People started showing up hours before the presidential candidate took the stage at the DoubleTree hotel in SeaTac.

Nick Sherwood of Puyallup, Washington, had a simple explanation: "They're Ron Paul supporters."

The Texas congressman inspires a devoted following, and people packed the ballroom where he spoke Thursday until no one else could fit; then they filled the room outside, where they couldn’t hear his speech but chanted his name.

Paul has won plenty of fans for the sweeping change he advocates – a more peaceful foreign policy, a rollback of the federal government, a libertarian approach to personal rights – and he told the crowd the other candidates only offer “tinkering with the status quo.” But there’s a big question about whether those views can build him a bigger coalition and win him the Republican nomination.

“Whether he wins or loses isn’t the real issue,” said Hailey Phillips, 21, of Olympia. “He has encouraged so many people to get up and do something about it.”

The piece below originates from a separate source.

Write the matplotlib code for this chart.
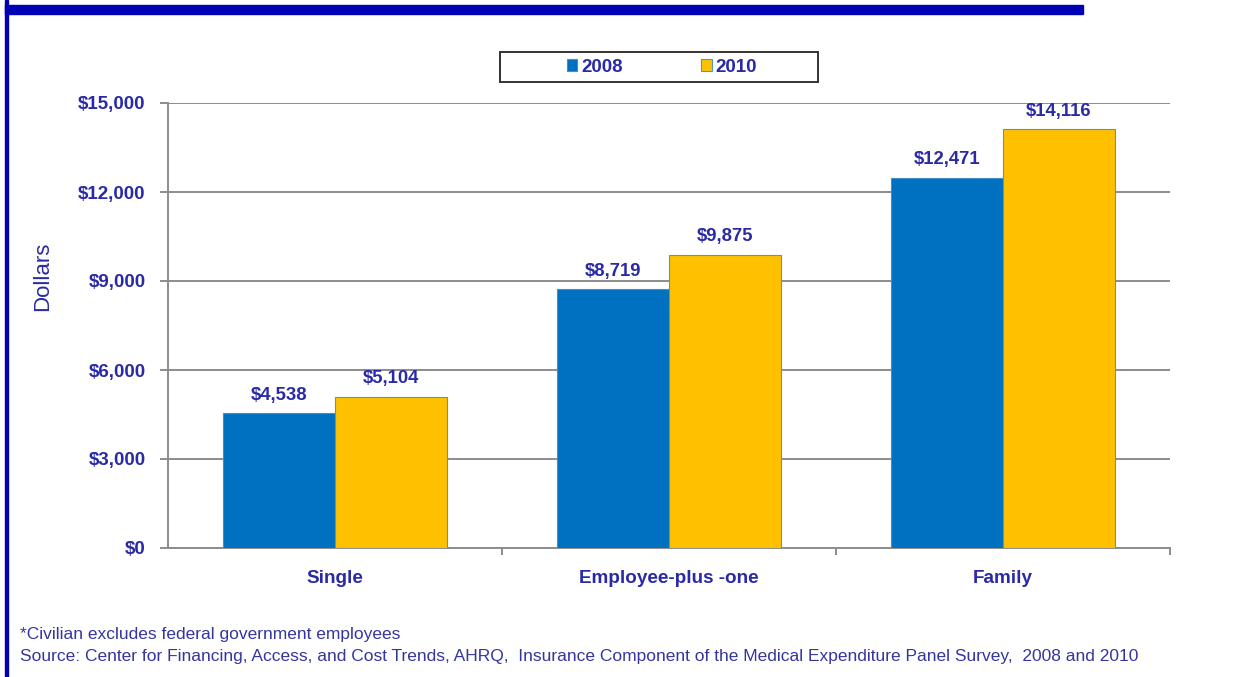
import matplotlib
matplotlib.use("Agg")
import matplotlib.pyplot as plt
import numpy as np
from matplotlib.patches import Rectangle
from matplotlib.ticker import FuncFormatter

categories = ["Single", "Employee-plus -one", "Family"]
series_names = ["2008", "2010"]
values_2008 = [4538, 8719, 12471]
values_2010 = [5104, 9875, 14116]
yticks = [0, 3000, 6000, 9000, 12000, 15000]

TXT = "#2A2AA6"
plt.rcParams['font.family'] = ['Liberation Sans', 'DejaVu Sans']

fig = plt.figure(figsize=(12.43, 6.77), dpi=100)
W, H = 1243, 677
ax = fig.add_axes([168 / W, 1 - 548 / H, (1170 - 168) / W, (548 - 103) / H])

x = np.arange(len(categories))
bw = 0.335
b1 = ax.bar(x - bw / 2, values_2008, bw, color="#0070C0", edgecolor="#3F8FC8", linewidth=0.8,
            label=series_names[0], zorder=3)
b2 = ax.bar(x + bw / 2, values_2010, bw, color="#FFC000", edgecolor="#4A9CC0", linewidth=0.8,
            label=series_names[1], zorder=3)

for bars, vals in ((b1, values_2008), (b2, values_2010)):
    for r, v in zip(bars, vals):
        ax.annotate(f"${v:,}", (r.get_x() + r.get_width() / 2, v), xytext=(0, 7),
                    textcoords="offset points", ha="center", va="bottom",
                    fontsize=13.3, fontweight="bold", color=TXT)

ax.set_xlim(-0.5, 2.5)
ax.set_ylim(0, 15000)
ax.set_yticks(yticks)
ax.yaxis.set_major_formatter(FuncFormatter(lambda v, p: f"${int(v):,}"))
ax.grid(axis="y", color="#8C8C8C", linewidth=1.4, zorder=0)
ax.set_axisbelow(True)

ax.set_xticks(x)
ax.set_xticklabels(categories)
ax.set_xticks([0.5, 1.5, 2.5], minor=True)
ax.tick_params(axis="x", which="major", length=0, pad=16, labelsize=13.6, labelcolor=TXT)
ax.tick_params(axis="x", which="minor", length=5, width=1.4, color="#8C8C8C", direction="out")
ax.tick_params(axis="y", length=6, width=1.4, color="#8C8C8C", pad=10, labelsize=13.5, labelcolor=TXT)
for lbl in ax.get_xticklabels() + ax.get_yticklabels():
    lbl.set_fontweight("bold")

for s in ("top", "right"):
    ax.spines[s].set_visible(False)
for s in ("left", "bottom"):
    ax.spines[s].set_color("#8C8C8C")
    ax.spines[s].set_linewidth(1.4)

# legend (frameless) plus a drawn box around it
leg = ax.legend(loc="center", bbox_to_anchor=((662 - 168) / 1002, (548 - 67) / 445), ncol=2,
                frameon=False, handlelength=0.55, handleheight=0.55, handletextpad=0.2,
                columnspacing=4.2, borderpad=0.2, fontsize=13.5)
for t in leg.get_texts():
    t.set_color(TXT)
    t.set_fontweight("bold")
fig.patches.append(Rectangle((500 / W, 1 - 82 / H), (818 - 500) / W, 30 / H,
                             transform=fig.transFigure, facecolor="none",
                             edgecolor="#333333", linewidth=1.4, zorder=1))

fig.text(43 / W, 1 - 276 / H, "Dollars", rotation=90, ha="center", va="center",
         fontsize=16, color=TXT)

foot_font = ['Liberation Sans Narrow', 'Liberation Sans', 'DejaVu Sans']
fig.text(20 / W, 1 - 634 / H, "*Civilian excludes federal government employees",
         ha="left", va="center", fontsize=12.5, color="#3535A0", family=foot_font)
fig.text(20 / W, 1 - 657 / H,
         "Source: Center for Financing, Access, and Cost Trends, AHRQ,  Insurance Component of the Medical Expenditure Panel Survey,  2008 and 2010",
         ha="left", va="center", fontsize=12.5, color="#3535A0", family=foot_font)

# decorative blue frame lines
fig.patches.append(Rectangle((5 / W, 0), 3 / W, 1, transform=fig.transFigure,
                             color="#0000B4", zorder=10))
fig.patches.append(Rectangle((5 / W, 1 - 14 / H), (1083 - 5) / W, 9 / H,
                             transform=fig.transFigure, color="#0000B4", zorder=10))

fig.savefig("out.png", dpi=100, facecolor="white")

Phillips has got to be one of the few people whose high-school graduation present from her mom was a trip to see Ron Paul.

She flew to Minneapolis in 2008 for a rally.

“It was the best experience I’ve ever had,” Phillips said.

State GOP Chairman Kirby Wilbur said Paul has “a pretty good chance” in the March 3 precinct caucuses.

“I think he has a ceiling in terms of supporters,” Wilbur said Thursday, “but they’re all very excited and enthusiastic, and they’ll tend to turn out.”

He’ll compete for supporters with Newt Gingrich; Mitt Romney, who plans a trip to Washington; and Rick Santorum, who was in Tacoma and Olympia on Monday.

Sherwood, the Puyallup volunteer, said, “Fortunately for Dr. Paul, the field is two clones of Obama” plus Santorum, who “is no friend of individual liberty.”

President Barack Obama, the Democrat all four are trying to defeat, comes to Bellevue and Medina for fundraisers today, plus an official stop at Boeing in Everett.

Paul advocated a limited government in his speech.

“Thanks for inviting me to your revolution,” Paul said as he took the stage, introduced by a pair of Washington politicians who have endorsed him, state Rep. Cary Condotta of East Wenatchee and former state Supreme Court Justice Richard Sanders.

Paul took aim at intervention into other countries, at the United Nations, at the possibility of aerial drones in U.S. skies, at the idea of allowing the military to arrest U.S. citizens and put them in secret prisons. He said the United States should treat other countries as it would like to be treated – the “Golden Rule” that appeals to those such as Phillips.

“A president can’t and shouldn’t even try to run the world,” Paul said.

He applies the same thinking to government’s role in people’s lives: “As long as people don’t hurt other people and steal from other people and damage their property – it’s your life.”

Paul also rallied supporters in Vancouver on Thursday. He plans Richland and Spokane events today.